というのも、『VRChat』での音楽と演出込みの体験はイベント形式になってることが多い気がしていて。『Sanrio Virtual Festival』しかり、『FZMZ』しかり、何回かきりなことが多かったんです(※)。これはもちろん、色んな狙いがあってそうしていると思うのですが、やはりタイミングが合わないと体験できなかったり、新しく『VRChat』を始めた人とまた見たいと思っても見れなかったりするところはあったので、繰り返し体験できるワールドの形にできるというのはありがたいなぁと思いました。

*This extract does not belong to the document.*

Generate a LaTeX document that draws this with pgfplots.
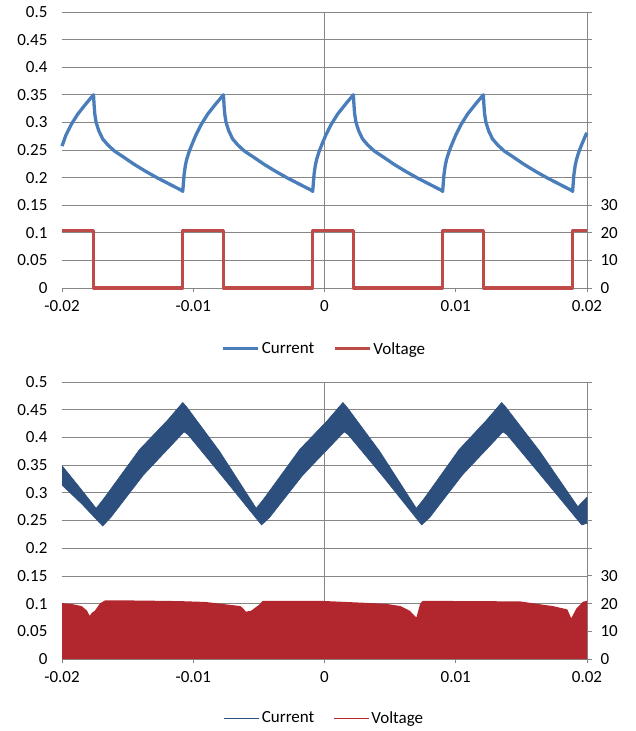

【※『VRChat』のイベント:『VRChat』の音楽パフォーマンスは、時間を決めて観客が集まり、そこから回数を決めて上演する形式でおこなわれるものが比較的多い。とくに大型アーティストが主導するものはそうした傾向が強く、何度も繰り返し体験できる『よるとうげ』のような形式は珍しい】
先程の僕が取り組んでみたかったことの話にも繋がるんですが、この作品をある種の“安全な基地”にしたかったんですよ。きくおさんの曲って、すごくダークな曲調のものもあるんですが、どこか綺麗で、不思議な部分を僕は感じていて。そういう感覚を、『VRChat』の何度も見れるワールドとして、どういった形で落とし込んでいけるか、というところを最初に考えていきました。
――セットリストはどのように決まっていったのでしょうか。往年の名曲から、比較的マイナーな曲まで、かなり幅広い選曲でしたよね。

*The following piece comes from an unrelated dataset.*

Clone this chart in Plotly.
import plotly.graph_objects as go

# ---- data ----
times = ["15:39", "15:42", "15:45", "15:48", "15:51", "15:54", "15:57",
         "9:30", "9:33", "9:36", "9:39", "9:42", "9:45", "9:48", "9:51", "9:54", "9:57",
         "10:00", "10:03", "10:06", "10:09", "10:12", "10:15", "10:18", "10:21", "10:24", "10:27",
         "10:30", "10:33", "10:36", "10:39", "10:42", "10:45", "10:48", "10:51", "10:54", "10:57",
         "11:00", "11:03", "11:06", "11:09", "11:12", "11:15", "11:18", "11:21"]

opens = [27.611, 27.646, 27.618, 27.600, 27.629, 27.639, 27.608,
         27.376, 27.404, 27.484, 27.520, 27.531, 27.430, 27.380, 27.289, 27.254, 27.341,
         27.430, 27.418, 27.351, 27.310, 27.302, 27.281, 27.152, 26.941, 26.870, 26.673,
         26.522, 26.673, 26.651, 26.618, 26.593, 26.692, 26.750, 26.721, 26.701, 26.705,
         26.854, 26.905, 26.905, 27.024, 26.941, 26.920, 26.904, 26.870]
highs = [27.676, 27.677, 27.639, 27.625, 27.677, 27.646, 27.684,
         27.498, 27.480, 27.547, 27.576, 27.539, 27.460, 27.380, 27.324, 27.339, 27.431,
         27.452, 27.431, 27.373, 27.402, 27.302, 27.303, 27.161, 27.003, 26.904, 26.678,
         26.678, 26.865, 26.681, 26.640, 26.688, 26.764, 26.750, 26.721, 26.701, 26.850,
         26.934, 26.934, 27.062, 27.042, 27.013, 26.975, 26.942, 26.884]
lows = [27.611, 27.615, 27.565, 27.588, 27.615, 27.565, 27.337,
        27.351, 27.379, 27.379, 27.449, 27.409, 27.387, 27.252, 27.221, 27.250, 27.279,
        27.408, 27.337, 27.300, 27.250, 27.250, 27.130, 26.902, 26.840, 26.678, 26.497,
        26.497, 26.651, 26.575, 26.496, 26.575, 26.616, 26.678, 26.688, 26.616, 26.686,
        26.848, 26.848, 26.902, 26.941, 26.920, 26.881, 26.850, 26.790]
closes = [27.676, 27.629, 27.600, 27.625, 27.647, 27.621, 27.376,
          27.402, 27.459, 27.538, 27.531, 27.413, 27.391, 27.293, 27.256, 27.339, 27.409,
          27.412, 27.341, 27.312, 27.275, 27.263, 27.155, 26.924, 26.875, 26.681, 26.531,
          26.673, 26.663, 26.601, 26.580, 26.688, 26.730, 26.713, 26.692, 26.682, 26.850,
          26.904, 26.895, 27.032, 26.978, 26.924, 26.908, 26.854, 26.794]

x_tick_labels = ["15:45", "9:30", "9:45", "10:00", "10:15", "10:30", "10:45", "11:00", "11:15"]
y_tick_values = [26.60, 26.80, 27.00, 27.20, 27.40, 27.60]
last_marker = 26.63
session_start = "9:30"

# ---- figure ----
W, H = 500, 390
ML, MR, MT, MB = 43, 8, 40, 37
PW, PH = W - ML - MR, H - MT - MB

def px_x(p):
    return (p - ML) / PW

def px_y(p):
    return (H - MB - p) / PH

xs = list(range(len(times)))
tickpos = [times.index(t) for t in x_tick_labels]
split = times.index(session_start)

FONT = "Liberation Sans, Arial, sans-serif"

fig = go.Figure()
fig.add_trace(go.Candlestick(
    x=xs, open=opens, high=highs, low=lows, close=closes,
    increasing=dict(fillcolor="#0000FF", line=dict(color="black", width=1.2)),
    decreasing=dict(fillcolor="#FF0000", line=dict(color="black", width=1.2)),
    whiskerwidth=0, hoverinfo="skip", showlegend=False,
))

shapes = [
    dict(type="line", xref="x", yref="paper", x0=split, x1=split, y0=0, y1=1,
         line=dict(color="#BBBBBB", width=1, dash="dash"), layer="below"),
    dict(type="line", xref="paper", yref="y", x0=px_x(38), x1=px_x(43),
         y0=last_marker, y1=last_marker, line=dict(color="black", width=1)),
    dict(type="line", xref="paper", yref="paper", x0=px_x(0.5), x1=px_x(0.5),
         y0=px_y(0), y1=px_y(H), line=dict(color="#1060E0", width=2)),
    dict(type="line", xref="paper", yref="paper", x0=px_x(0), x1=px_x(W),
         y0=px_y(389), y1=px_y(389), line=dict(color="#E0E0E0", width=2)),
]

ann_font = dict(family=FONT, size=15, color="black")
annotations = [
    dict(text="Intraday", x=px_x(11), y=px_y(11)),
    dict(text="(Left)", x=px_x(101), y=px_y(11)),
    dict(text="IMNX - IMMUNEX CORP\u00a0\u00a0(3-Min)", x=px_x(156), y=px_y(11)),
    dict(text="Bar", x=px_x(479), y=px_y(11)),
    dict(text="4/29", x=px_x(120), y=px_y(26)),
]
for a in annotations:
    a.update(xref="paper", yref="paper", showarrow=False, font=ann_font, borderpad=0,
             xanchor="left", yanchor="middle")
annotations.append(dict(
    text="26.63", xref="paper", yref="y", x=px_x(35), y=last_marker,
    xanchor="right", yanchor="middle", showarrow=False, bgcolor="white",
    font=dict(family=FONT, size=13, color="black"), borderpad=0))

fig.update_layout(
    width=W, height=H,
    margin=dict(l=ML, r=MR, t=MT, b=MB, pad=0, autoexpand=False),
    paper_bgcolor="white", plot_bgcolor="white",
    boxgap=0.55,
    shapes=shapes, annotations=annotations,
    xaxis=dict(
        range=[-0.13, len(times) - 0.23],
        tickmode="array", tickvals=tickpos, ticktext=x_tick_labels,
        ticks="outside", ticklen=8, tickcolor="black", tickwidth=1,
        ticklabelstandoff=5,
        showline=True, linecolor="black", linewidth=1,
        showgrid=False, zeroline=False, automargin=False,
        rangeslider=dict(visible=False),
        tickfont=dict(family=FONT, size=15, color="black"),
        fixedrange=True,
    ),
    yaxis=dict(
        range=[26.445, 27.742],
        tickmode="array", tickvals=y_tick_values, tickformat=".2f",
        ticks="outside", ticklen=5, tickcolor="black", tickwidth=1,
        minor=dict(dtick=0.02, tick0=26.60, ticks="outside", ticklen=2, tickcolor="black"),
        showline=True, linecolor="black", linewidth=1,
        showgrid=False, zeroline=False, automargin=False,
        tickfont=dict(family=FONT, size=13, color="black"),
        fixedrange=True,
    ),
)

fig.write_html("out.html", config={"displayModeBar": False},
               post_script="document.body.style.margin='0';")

三日坊主:僕も、当初はいわゆるきくおさんの超・代表曲メドレーみたいな感じのものになるのかなとイメージしていたんですが、きくおさんから仮MIXのデータをいただいたときに、めちゃめちゃ激しいセットだったので驚きましたね(笑)。けど、その段階で“激しい止まり木”のような「感情を発露することで得られる安らぎの場」をテーマにしたものを作ってみたいと考え始めました。
きくお:最初は有名曲メドレーみたいな感じにしようとも思ってたんです。けれど、それだとただ単に「ボカロPがVR化したんだな」ってなっちゃいそうな気がしたので、一旦ボツにしました。

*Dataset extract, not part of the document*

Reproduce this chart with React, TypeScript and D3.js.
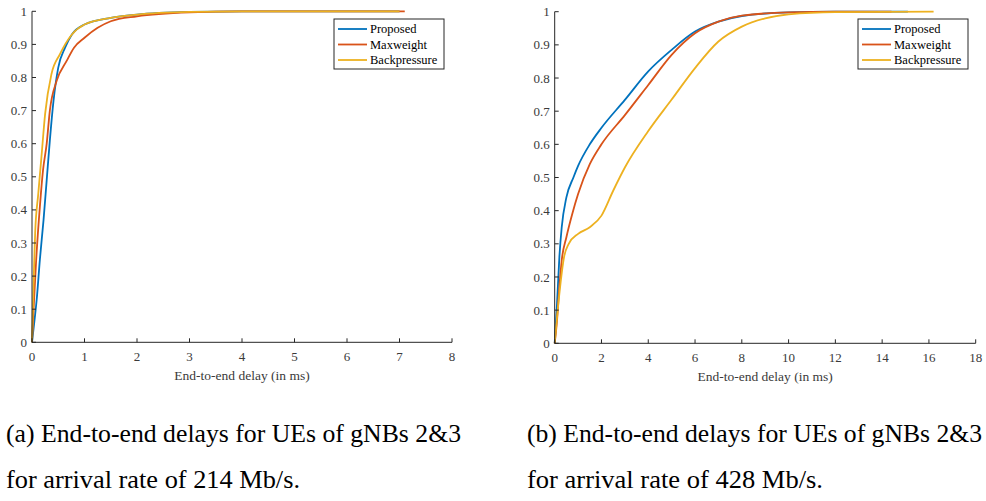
import React from "react";
import * as d3 from "d3";

const seriesNames = ["Proposed", "Maxweight", "Backpressure"];
const colors = ["#0072BD", "#D95319", "#EDB120"];

// Chart (a): 214 Mb/s
const aProposedX = [0, 0.05, 0.09, 0.15, 0.22, 0.28, 0.34, 0.41, 0.5, 0.63, 0.76, 1.0, 1.5, 2.0, 3.0, 4.0, 7.0];
const aProposedY = [0, 0.07, 0.13, 0.25, 0.37, 0.49, 0.61, 0.73, 0.83, 0.89, 0.93, 0.96, 0.98, 0.99, 0.998, 1, 1];
const aMaxX = [0, 0.03, 0.08, 0.15, 0.21, 0.28, 0.34, 0.47, 0.66, 0.8, 1.0, 1.25, 1.5, 2.0, 3.0, 4.0, 7.1];
const aMaxY = [0, 0.1, 0.25, 0.41, 0.52, 0.6, 0.7, 0.79, 0.85, 0.89, 0.92, 0.95, 0.97, 0.985, 0.997, 1, 1];
const aBackX = [0, 0.03, 0.06, 0.12, 0.18, 0.25, 0.37, 0.53, 0.76, 1.0, 1.5, 2.0, 3.0, 4.0, 7.0];
const aBackY = [0, 0.18, 0.33, 0.45, 0.56, 0.69, 0.81, 0.87, 0.93, 0.96, 0.98, 0.99, 0.998, 1, 1];

// Chart (b): 428 Mb/s
const bProposedX = [0, 0.1, 0.2, 0.3, 0.5, 0.8, 1.0, 1.5, 2.0, 3.0, 4.0, 5.0, 6.0, 7.0, 8.0, 10.0, 12.0, 15.1];
const bProposedY = [0, 0.12, 0.26, 0.35, 0.44, 0.5, 0.535, 0.6, 0.65, 0.734, 0.82, 0.885, 0.94, 0.97, 0.987, 0.998, 1, 1];
const bMaxX = [0, 0.1, 0.2, 0.3, 0.5, 0.75, 1.0, 1.5, 2.0, 3.0, 4.0, 5.0, 6.0, 7.0, 8.0, 10.0, 12.0, 14.4];
const bMaxY = [0, 0.07, 0.17, 0.25, 0.32, 0.39, 0.45, 0.54, 0.6, 0.688, 0.779, 0.87, 0.935, 0.97, 0.988, 0.998, 1, 1];
const bBackX = [0, 0.2, 0.4, 0.6, 1.0, 1.5, 2.0, 2.5, 3.0, 4.0, 5.0, 6.0, 7.0, 8.0, 9.0, 10.0, 12.0, 16.2];
const bBackY = [0, 0.15, 0.26, 0.3, 0.33, 0.35, 0.385, 0.46, 0.53, 0.64, 0.735, 0.83, 0.91, 0.955, 0.98, 0.992, 0.999, 1];

const yTicks = [0, 0.1, 0.2, 0.3, 0.4, 0.5, 0.6, 0.7, 0.8, 0.9, 1];
const aXTicks = [0, 1, 2, 3, 4, 5, 6, 7, 8];
const bXTicks = [0, 2, 4, 6, 8, 10, 12, 14, 16, 18];
const xLabel = "End-to-end delay (in ms)";
const captionA = ["(a) End-to-end delays for UEs of gNBs 2&3", "for arrival rate of 214 Mb/s."];
const captionB = ["(b) End-to-end delays for UEs of gNBs 2&3", "for arrival rate of 428 Mb/s."];

type Panel = {
  xs: number[][];
  ys: number[][];
  xMax: number;
  xTicks: number[];
  x0: number;
  x1: number;
  y0: number;
  y1: number;
  legendX: number;
};

const AXIS = "#262626";
const LABEL = "#3a3a3a";
const FONT = "'Liberation Serif', 'Times New Roman', serif";

function ChartPanel({ p }: { p: Panel }) {
  const x = d3.scaleLinear().domain([0, p.xMax]).range([p.x0, p.x1]);
  const y = d3.scaleLinear().domain([0, 1]).range([p.y0, p.y1]);
  const line = d3
    .line<[number, number]>()
    .x((d) => x(d[0]))
    .y((d) => y(d[1]))
    .curve(d3.curveMonotoneX);
  const tl = 4;
  const lx = p.legendX;
  return (
    <g>
      {p.xs.map((xs, i) => (
        <path
          key={i}
          d={line(xs.map((v, j) => [v, p.ys[i][j]] as [number, number])) || ""}
          fill="none"
          stroke={colors[i]}
          strokeWidth={1.8}
        />
      ))}
      <line x1={p.x0} x2={p.x0} y1={p.y0} y2={p.y1} stroke={AXIS} strokeWidth={1} />
      <line x1={p.x0} x2={p.x1} y1={p.y0} y2={p.y0} stroke={AXIS} strokeWidth={1} />
      {yTicks.map((t) => (
        <g key={"y" + t}>
          <line x1={p.x0} x2={p.x0 + tl} y1={y(t)} y2={y(t)} stroke={AXIS} strokeWidth={1} />
          <text x={p.x0 - 5} y={y(t)} dy="0.35em" textAnchor="end" fontSize={13} fill={LABEL} fontFamily={FONT}>
            {String(t)}
          </text>
        </g>
      ))}
      {p.xTicks.map((t) => (
        <g key={"x" + t}>
          <line x1={x(t)} x2={x(t)} y1={p.y0} y2={p.y0 - tl} stroke={AXIS} strokeWidth={1} />
          <text x={x(t)} y={p.y0 + 19} textAnchor="middle" fontSize={13} fill={LABEL} fontFamily={FONT}>
            {String(t)}
          </text>
        </g>
      ))}
      <text x={(p.x0 + p.x1) / 2} y={p.y0 + 38} textAnchor="middle" fontSize={13.5} fill={LABEL} fontFamily={FONT}>
        {xLabel}
      </text>
      <rect x={lx} y={19} width={110} height={50} fill="white" stroke={AXIS} strokeWidth={1} />
      {seriesNames.map((n, i) => (
        <g key={n}>
          <line x1={lx + 4} x2={lx + 33} y1={29 + i * 15.5} y2={29 + i * 15.5} stroke={colors[i]} strokeWidth={1.8} />
          <text x={lx + 36} y={29 + i * 15.5} dy="0.35em" fontSize={12.5} fill="#000" fontFamily={FONT}>
            {n}
          </text>
        </g>
      ))}
    </g>
  );
}

export default function App() {
  const panelA: Panel = {
    xs: [aProposedX, aMaxX, aBackX],
    ys: [aProposedY, aMaxY, aBackY],
    xMax: 8,
    xTicks: aXTicks,
    x0: 32,
    x1: 452,
    y0: 342.3,
    y1: 11.3,
    legendX: 334,
  };
  const panelB: Panel = {
    xs: [bProposedX, bMaxX, bBackX],
    ys: [bProposedY, bMaxY, bBackY],
    xMax: 18,
    xTicks: bXTicks,
    x0: 554.7,
    x1: 975.7,
    y0: 343.3,
    y1: 11.7,
    legendX: 858,
  };
  return (
    <svg
      width={986}
      height={501}
      style={{ position: "absolute", left: 0, top: 0, background: "white" }}
    >
      <rect width={986} height={501} fill="white" />
      <ChartPanel p={panelA} />
      <ChartPanel p={panelB} />
      <g fontFamily={FONT} fontSize={26} fill="#000">
        <text x={6} y={442} textLength={455} lengthAdjust="spacingAndGlyphs">{captionA[0]}</text>
        <text x={6} y={488} textLength={294} lengthAdjust="spacingAndGlyphs">{captionA[1]}</text>
        <text x={527} y={442} textLength={455} lengthAdjust="spacingAndGlyphs">{captionB[0]}</text>
        <text x={527} y={488} textLength={296} lengthAdjust="spacingAndGlyphs">{captionB[1]}</text>
      </g>
    </svg>
  );
}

そこで、もうちょっとマイナー曲の中でも、VRで調理しがいのあるものと、きっとこれはいろんなイメージが膨らむだろうなみたいなものを入れ込んで行きました。自分のライブでもそうなんですけど、やっぱり1曲の間隔を短くして、どんどん次の曲に行く方が飽きが来ないっていうのがあったので、そのスタイルで行きました。
先程の“激しい止まり木”の話もそうですけど、自分の曲で人が救われるみたいなことはもともと全く考えたことがなくて、想像したこともなかったんです。でも、曲を発表して年月が経っていくうちに、「救われました」と言ってくれる人にライブでも沢山会うようになって。
「人を救う」というと、一般的には強い光で「一緒に前を向いて頑張っていこうぜ」みたいな印象を持っていたんですが、逆に“ものすごく強い影”を落とすことによって、光の方が照らされるみたいな、そういう救われ方をしてる方々が多い気がしています。
だからこそ、思いっきりやろうって。激しくするパートは思いっきり激しくして、暗くするパートは思いっきり暗くしちゃう。「きっと、それで救われるひともいるだろう」という気持ちでセットを組みました。それも三日坊主さんがばっちり汲み取ってくださっていたので、感動しましたね。
三日坊主:ありがとうございます! 制作チームで曲の歌詞と流れを読み解いていったのですが、「これはめちゃめちゃ意図して作られている、さすがだな」みたいな話をしていましたね。おかげで、これはしっかり汲み取ってやっていかないといけないという決意が、チームに生まれました。
きくお:ありがたいっす!
――『よるとうげ』を観た方の感想はご覧になりましたか?
きくお:見ました。うれしいです。直近だとストリーマーのスタンミさんが遊びに来てくれいていた配信をみんなで見ました。みんなのコメントも「わあ、なんじゃこりゃ!」「すげえ!」みたいな感じでいっぱい溢れていて、面白かったです。
三日坊主:スタンミさんが『よるとうげ』を見てくれていたとき、ちょうどきくおさんと制作スタッフで打ち合わせをしていたタイミングだったのですが、思わず会議を中断して、みんなで見てしまいましたね(笑)。
きくお:スタンミさんの『よるとうげ』訪問配信が始まって、視聴者さんたちの反応を見て……すごく楽しかったですね。圧倒されているコメントが目まぐるしく流れていく様子は、“うれしさ100パーセント”って感じでした。